BRIEF ->
Retype exactly the lines from the first one through the line with "57.4, 62.2, 66.8, 72.0, 77.1, 82.6, 87.9, 92.2, 97.0]", including both ends; skip any pictures.
>>>>>
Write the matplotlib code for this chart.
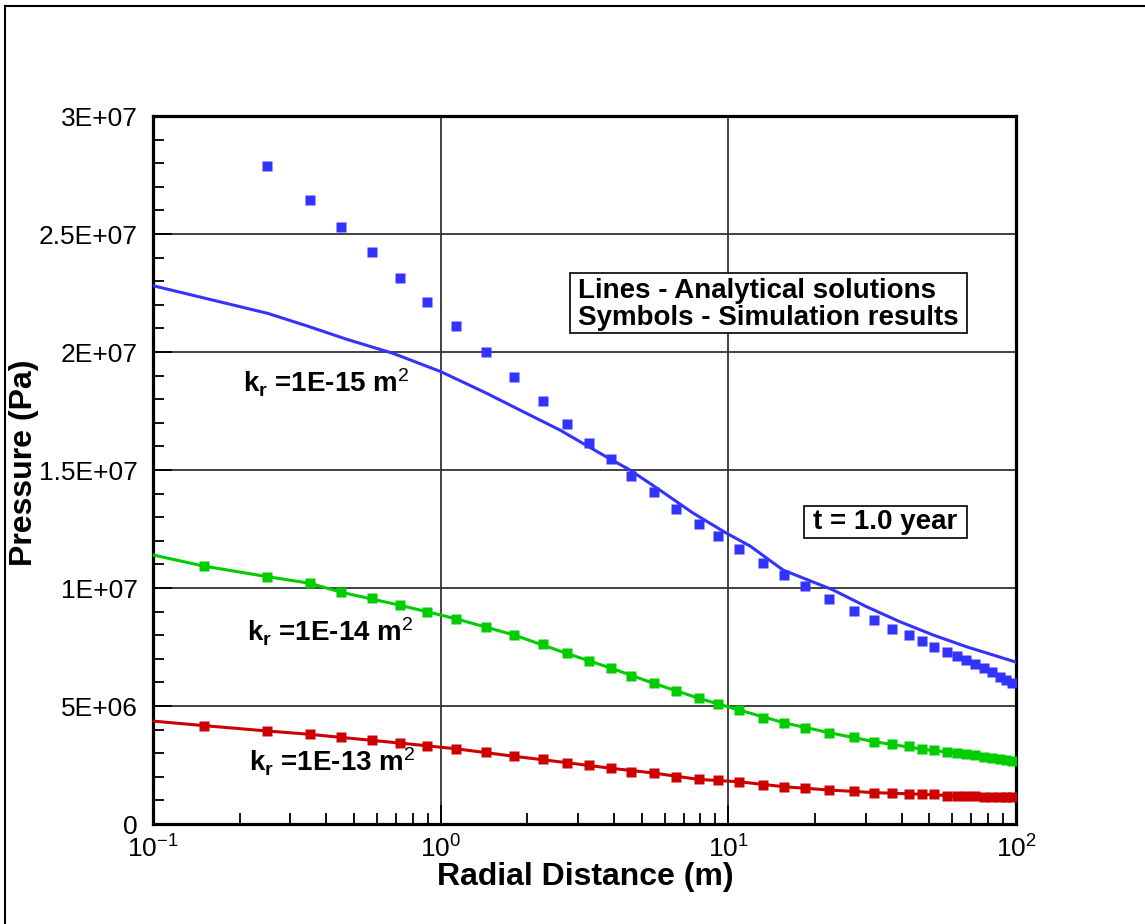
import numpy as np
import matplotlib
matplotlib.use('Agg')
import matplotlib.pyplot as plt
from matplotlib.lines import Line2D
from matplotlib.patches import Rectangle
from matplotlib.ticker import MultipleLocator, LogLocator, FixedLocator, FixedFormatter

plt.rcParams['font.family'] = ['Liberation Sans', 'DejaVu Sans']
plt.rcParams['mathtext.fontset'] = 'custom'
plt.rcParams['mathtext.rm'] = 'Liberation Sans'
plt.rcParams['mathtext.it'] = 'Liberation Sans'
plt.rcParams['mathtext.bf'] = 'Liberation Sans:bold'

# simulation points (radial distance, m)
x_sim = [0.15, 0.25, 0.351, 0.451, 0.575, 0.722, 0.894, 1.127, 1.433, 1.798,
         2.262, 2.74, 3.28, 3.92, 4.58, 5.50, 6.58, 7.88, 9.23, 10.9,
         13.2, 15.6, 18.5, 22.4, 27.4, 32.1, 37.0, 42.4, 47.2, 52.0,
         57.4, 62.2, 66.8, 72.0, 77.1, 82.6, 87.9, 92.2, 97.0]

# pressure in MPa (x1e6 Pa)
sim_15 = [27.89, 26.44, 25.28, 24.22, 23.14, 22.12, 21.10, 20.01, 18.94,
          17.94, 16.96, 16.13, 15.45, 14.76, 14.06, 13.35, 12.71, 12.19, 11.64,
          11.05, 10.55, 10.10, 9.53, 9.03, 8.64, 8.26, 8.00, 7.77, 7.50,
          7.30, 7.12, 6.95, 6.77, 6.60, 6.43, 6.23, 6.09, 5.96]   # starts at x=0.25
sim_14 = [10.93, 10.48, 10.20, 9.82, 9.59, 9.27, 9.00, 8.70, 8.33, 8.01,
          7.63, 7.23, 6.92, 6.60, 6.27, 5.96, 5.64, 5.33, 5.07, 4.83,
          4.48, 4.29, 4.06, 3.87, 3.70, 3.49, 3.39, 3.31, 3.17, 3.12,
          3.06, 3.01, 2.96, 2.91, 2.86, 2.81, 2.76, 2.71, 2.66]
sim_13 = [4.17, 3.94, 3.80, 3.67, 3.56, 3.43, 3.30, 3.19, 3.06, 2.87,
          2.74, 2.60, 2.50, 2.36, 2.22, 2.16, 2.00, 1.89, 1.86, 1.79,
          1.65, 1.58, 1.51, 1.44, 1.40, 1.33, 1.33, 1.26, 1.26, 1.26,
          1.19, 1.18, 1.17, 1.17, 1.16, 1.16, 1.15, 1.15, 1.14]

# analytical solutions
x_ana15 = [0.1, 0.25, 0.342, 0.471, 0.684, 1.0, 1.445, 1.886, 2.60, 3.58,
           4.55, 5.78, 7.55, 9.86, 11.9, 15.5, 23.1, 30.2, 39.5, 51.5, 67.3, 100]
ana_15 = [22.81, 21.64, 21.11, 20.54, 19.94, 19.17, 18.25, 17.54, 16.69, 15.71,
          15.00, 14.15, 13.17, 12.32, 11.78, 10.76, 9.92, 9.21, 8.57, 8.01, 7.51, 6.86]
x_ana = [0.1, 0.15, 0.25, 0.351, 0.451, 0.722, 1.127, 1.798, 2.74, 3.92,
         5.50, 7.88, 10.9, 15.6, 22.4, 32.1, 47.2, 66.8, 100]
ana_14 = [11.40, 10.93, 10.48, 10.20, 9.82, 9.27, 8.70, 8.01, 7.23, 6.60,
          5.96, 5.33, 4.83, 4.29, 3.87, 3.49, 3.17, 2.96, 2.58]
ana_13 = [4.36, 4.17, 3.94, 3.80, 3.67, 3.43, 3.19, 2.87, 2.60, 2.36,
          2.16, 1.89, 1.79, 1.58, 1.44, 1.33, 1.26, 1.17, 1.14]

y_ticks = [0, 5e6, 1e7, 1.5e7, 2e7, 2.5e7, 3e7]
y_tick_labels = ['0', '5E+06', '1E+07', '1.5E+07', '2E+07', '2.5E+07', '3E+07']

blue = '#3333ff'
green = '#00cc00'
red = '#cc0000'

W, H = 1145, 924
fig = plt.figure(figsize=(W / 100, H / 100), dpi=100)
ax = fig.add_axes([153/W, 1 - 824/H, 863/W, 708/H])

def mpa(v):
    return np.array(v) * 1e6

ax.plot(x_ana15, mpa(ana_15), color=blue, lw=2.2, zorder=3)
ax.plot(x_ana, mpa(ana_14), color=green, lw=2.2, zorder=3)
ax.plot(x_ana, mpa(ana_13), color=red, lw=2.2, zorder=3)

ms = 7
ax.plot(x_sim[1:], mpa(sim_15), 's', color=blue, ms=ms, mec='none', zorder=4)
ax.plot(x_sim, mpa(sim_14), 's', color=green, ms=ms, mec='none', zorder=4)
ax.plot(x_sim, mpa(sim_13), 's', color=red, ms=ms, mec='none', zorder=4)

ax.set_xscale('log')
ax.set_xlim(0.1, 100)
ax.set_ylim(0, 3e7)

ax.yaxis.set_major_locator(FixedLocator(y_ticks))
ax.yaxis.set_major_formatter(FixedFormatter(y_tick_labels))
ax.yaxis.set_minor_locator(MultipleLocator(1e6))
ax.xaxis.set_major_locator(LogLocator(base=10))
ax.xaxis.set_minor_locator(LogLocator(base=10, subs=np.arange(2, 10)))

ax.grid(True, which='major', color='#333333', lw=1.3, zorder=1)
ax.tick_params(which='both', direction='in', top=False, right=False, width=1.3, labelsize=19)
ax.tick_params(which='major', length=14)
ax.tick_params(which='minor', length=8)
ax.tick_params(axis='y', pad=11)
ax.tick_params(axis='x', pad=8)
for s in ax.spines.values():
    s.set_linewidth(2.3)

ax.set_xlabel('Radial Distance (m)', fontsize=23, fontweight='bold')
ax.set_ylabel('Pressure (Pa)', fontsize=23, fontweight='bold')
ax.xaxis.set_label_coords((585 - 153) / 863, (824 - 862) / 708)
ax.yaxis.set_label_coords((39 - 153) / 863, (824 - 463) / 708)

kw = dict(fontsize=20, fontweight='bold', ha='center', va='center')
fig.text(326/W, 1 - 383/H, r'$\mathbf{k_r}$ =1E-15 m$^{2}$', **kw)
fig.text(330/W, 1 - 632/H, r'$\mathbf{k_r}$ =1E-14 m$^{2}$', **kw)
fig.text(332/W, 1 - 762/H, r'$\mathbf{k_r}$ =1E-13 m$^{2}$', **kw)

# note boxes
fig.add_artist(Rectangle((570/W, 1 - 333/H), (967 - 570)/W, (333 - 273)/H,
                         fc='white', ec='black', lw=1.2, transform=fig.transFigure, zorder=5))
fig.text(578/W, 1 - 291/H, 'Lines - Analytical solutions', fontsize=20, fontweight='bold',
         ha='left', va='center', zorder=6)
fig.text(578/W, 1 - 318/H, 'Symbols - Simulation results', fontsize=20, fontweight='bold',
         ha='left', va='center', zorder=6)
fig.add_artist(Rectangle((804/W, 1 - 538/H), (967 - 804)/W, (538 - 506)/H,
                         fc='white', ec='black', lw=1.2, transform=fig.transFigure, zorder=5))
fig.text(885/W, 1 - 522/H, 't = 1.0 year', fontsize=20, fontweight='bold',
         ha='center', va='center', zorder=6)

# outer frame
fig.add_artist(Line2D([5/W, 5/W], [0, 1 - 6/H], color='black', lw=1.5, transform=fig.transFigure))
fig.add_artist(Line2D([5/W, 1], [1 - 6/H, 1 - 6/H], color='black', lw=1.5, transform=fig.transFigure))

fig.savefig('out.png', dpi=100)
<<<<<
THE COMPLETED TASK ->
Write the matplotlib code for this chart.
import numpy as np
import matplotlib
matplotlib.use('Agg')
import matplotlib.pyplot as plt
from matplotlib.lines import Line2D
from matplotlib.patches import Rectangle
from matplotlib.ticker import MultipleLocator, LogLocator, FixedLocator, FixedFormatter

plt.rcParams['font.family'] = ['Liberation Sans', 'DejaVu Sans']
plt.rcParams['mathtext.fontset'] = 'custom'
plt.rcParams['mathtext.rm'] = 'Liberation Sans'
plt.rcParams['mathtext.it'] = 'Liberation Sans'
plt.rcParams['mathtext.bf'] = 'Liberation Sans:bold'

# simulation points (radial distance, m)
x_sim = [0.15, 0.25, 0.351, 0.451, 0.575, 0.722, 0.894, 1.127, 1.433, 1.798,
         2.262, 2.74, 3.28, 3.92, 4.58, 5.50, 6.58, 7.88, 9.23, 10.9,
         13.2, 15.6, 18.5, 22.4, 27.4, 32.1, 37.0, 42.4, 47.2, 52.0,
         57.4, 62.2, 66.8, 72.0, 77.1, 82.6, 87.9, 92.2, 97.0]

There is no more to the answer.